更始二年五月,刘秀发本部兵马与刘扬合兵一处,共击邯郸,耿弇、景丹等所率之幽州突骑大破敌军,王郎部众死伤惨重,刘秀不禁感叹道:“吾闻突骑天下精兵,今乃见其战,乐可言邪”。不久,邯郸城破,王郎也被击杀于路上。此王郎是否真的为当年为了躲避赵飞燕姐妹迫害而流落到民间的皇子,已经无从考证,即使其真为西汉成帝之后,刘秀为了不落一个杀害刘氏宗族的恶名,也绝不会承认其身份,而对于更始帝刘玄、梁王刘永等货真价实的西汉皇族,刘秀也同样没有手下留情过,于此可见一斑。刘秀之所以能击灭王郎,天下闻名的“北州突骑”(北州即指北方的幽州、冀州、并州等州郡)和真定王刘扬的归附均起到了关键的作用。身为刘秀第二位夫人的郭圣通在其刚刚嫁与刘秀之后就为其夫君的大业带来了不小的帮助。

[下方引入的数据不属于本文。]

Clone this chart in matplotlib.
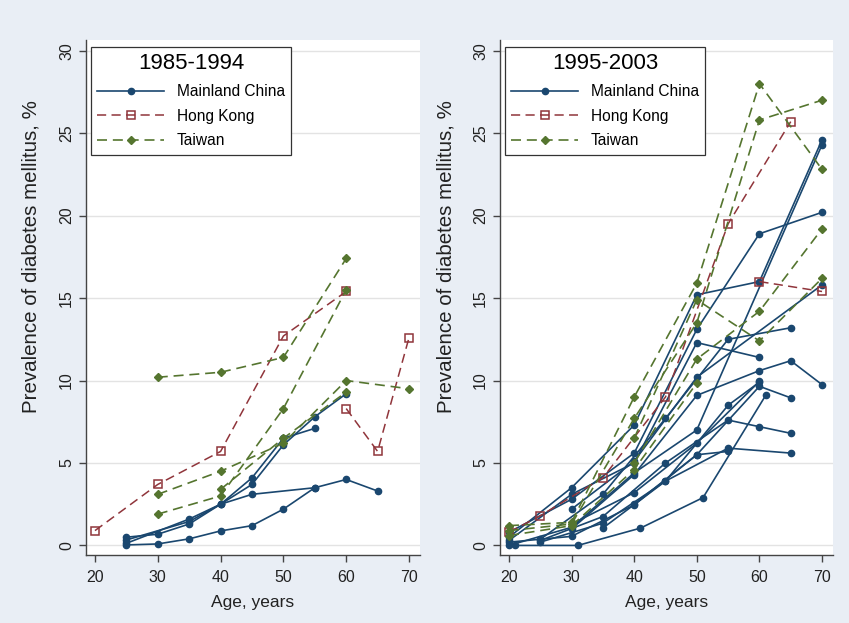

击破邯郸之后,刘秀又陆续平定了河北的铜马、青犊、高湖等大小数十万农民军,整个黄河以北的广大地区,尽归刘秀所有。公元25年,已是“跨州据土,带甲百万”的刘秀在众将拥戴下,在河北鄗城千秋亭登基称帝,国号为“汉”,建元“建武”。为与刘邦所建之汉朝相区别,史称刘秀所建之汉朝为后汉(根据定都地点上的区别,也称刘秀所建立之汉朝为“东汉”)。
建武元年七月,刘秀挥师南下,派建威大将军耿弇陈兵五社津,阻赤眉东进;同时遣大司马吴汉、骠骑大将军景丹等十一将直取洛阳,将洛阳层层包围。九月,身为更始悍将的朱鲔见洛阳已是孤城一座,走投无路之下举城而降。十月,刘秀定都洛阳。